Wednesday, November 4, 2009

AAOIFI rule seen with lasting impact on sukuk market

Asset-based sukuk mudaraba and musharaka will fall out of favour as it is hard to accommodate a ruling on repurchase pledges, a sharia expert said, indicating the market would be permanently affected by the decree, reports Reuters (Nov 3, 2009).
Bankers and lawyers have been seeking ways to structure bonds that comply with a 2008 ruling by industry body AAOIFI which forbids borrowers in sukuk mudaraba and musharaka from promising upfront to pay back their face value at maturity. This follows a rule that parties must share risks under these structures but the industry had been concerned it would make Islamic bonds less palatable to investors.
Issuance of sukuk musharaka and mudaraba fell 83 percent and 68 percent respectively last year, Moody's has said.
But bankers and lawyers had said it was too early to tell if the AAOIFI ruling would have a lasting impact on the $107 billion sukuk market as they tried to find ways to accommodate the prohibition, the report said.
Sharia adviser Mohd Daud Bakar said it would be tough to do so, with Reuters quoting him as saying: "It's very difficult because it goes against the very essence of mudaraba and musharaka because you cannot guarantee the capital in equity-based contracts."
Daud said the AAOIFI ruling has yet to be tested as recent sukuk issuance such as that by Malaysian state oil firm Petronas did not use the mudaraba and musharaka structures.
Some lawyers have said sukuk mudaraba and musharaka can be structured to ensure that investors receive their capital at maturity through careful scrutiny of the assets used although this could be a difficult task. Daud said asset-backed sukuk mudaraba and musharaka would not face the same hurdle. "For asset-backed you are issuing sukuk to invite investors to invest in a particular asset which could give you a very steady income stream where there is no recourse to the originator," he said. Most sukuk have been structured as asset-based instruments, rather than asset-backed securitisation where investors have a claim on the specific underlying asset. AAOIFI's ruling would force the industry to innovate and find alternative sukuk structures, Daud said.

1 comment:

Anonymous said...

Mudarabah and Musharakah are equity-based contracts and therefore should not be treated as debt-based contracts. Why the industry continues to structure debt papers based on an equity structure baffles me.

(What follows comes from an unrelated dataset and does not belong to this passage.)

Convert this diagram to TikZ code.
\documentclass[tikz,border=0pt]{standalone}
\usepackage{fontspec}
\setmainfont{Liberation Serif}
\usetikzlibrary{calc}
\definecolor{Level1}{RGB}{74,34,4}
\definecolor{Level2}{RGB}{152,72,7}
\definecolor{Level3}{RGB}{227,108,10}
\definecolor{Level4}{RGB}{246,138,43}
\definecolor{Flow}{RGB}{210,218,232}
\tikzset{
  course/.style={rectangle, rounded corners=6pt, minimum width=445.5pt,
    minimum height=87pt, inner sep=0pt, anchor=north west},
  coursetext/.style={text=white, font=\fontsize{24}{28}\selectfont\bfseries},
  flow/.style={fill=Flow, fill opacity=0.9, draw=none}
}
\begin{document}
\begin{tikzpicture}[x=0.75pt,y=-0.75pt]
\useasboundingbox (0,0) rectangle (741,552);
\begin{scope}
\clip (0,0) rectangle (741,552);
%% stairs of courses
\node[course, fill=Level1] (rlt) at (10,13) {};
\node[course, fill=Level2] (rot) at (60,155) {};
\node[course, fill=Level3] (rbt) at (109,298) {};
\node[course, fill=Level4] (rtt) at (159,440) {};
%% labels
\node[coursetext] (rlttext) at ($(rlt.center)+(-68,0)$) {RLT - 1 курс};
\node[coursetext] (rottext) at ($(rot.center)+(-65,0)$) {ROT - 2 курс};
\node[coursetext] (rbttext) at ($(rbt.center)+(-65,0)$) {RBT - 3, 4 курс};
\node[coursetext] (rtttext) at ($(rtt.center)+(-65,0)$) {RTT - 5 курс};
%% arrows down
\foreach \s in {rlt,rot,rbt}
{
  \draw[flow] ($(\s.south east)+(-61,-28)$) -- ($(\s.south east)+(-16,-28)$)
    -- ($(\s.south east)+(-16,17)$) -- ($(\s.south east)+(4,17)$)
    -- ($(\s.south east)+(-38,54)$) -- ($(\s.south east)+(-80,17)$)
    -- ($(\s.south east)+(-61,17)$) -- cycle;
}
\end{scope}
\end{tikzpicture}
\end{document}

A Sukuk is not a bond and a Sukuk is defined by the underlying contract that governs it.

After so many years of being exposed to Shariah based finance, I’m stumped that the so called Islamic bond fund managers (and the rest of the market really) still view Mudarabah and Musharakah Sukuks as debt instruments. Well, I’m telling them again – it’s NOT. Sukuk Mudarabah and Musharakah investors are not borrowers, they are partners.

The market should take the lead by re-identifying their investment needs and demand the appropriate structure. If they want to invest in fixed income instruments, look for Ijarah, Murabahah or Istisna based structures.

If they want to invest in Mudarabah and Musharakah Sukuks, they better make sure they are looking at them from the equity perspective.

The reason why we are facing this problem is because we (the market/industry) continue to apply Shariah based finance on the conventional platform. If a Mudarabah and/or Musharakah based Sukuk has identical features with a conventional bond, why bother having an Islamic finance industry?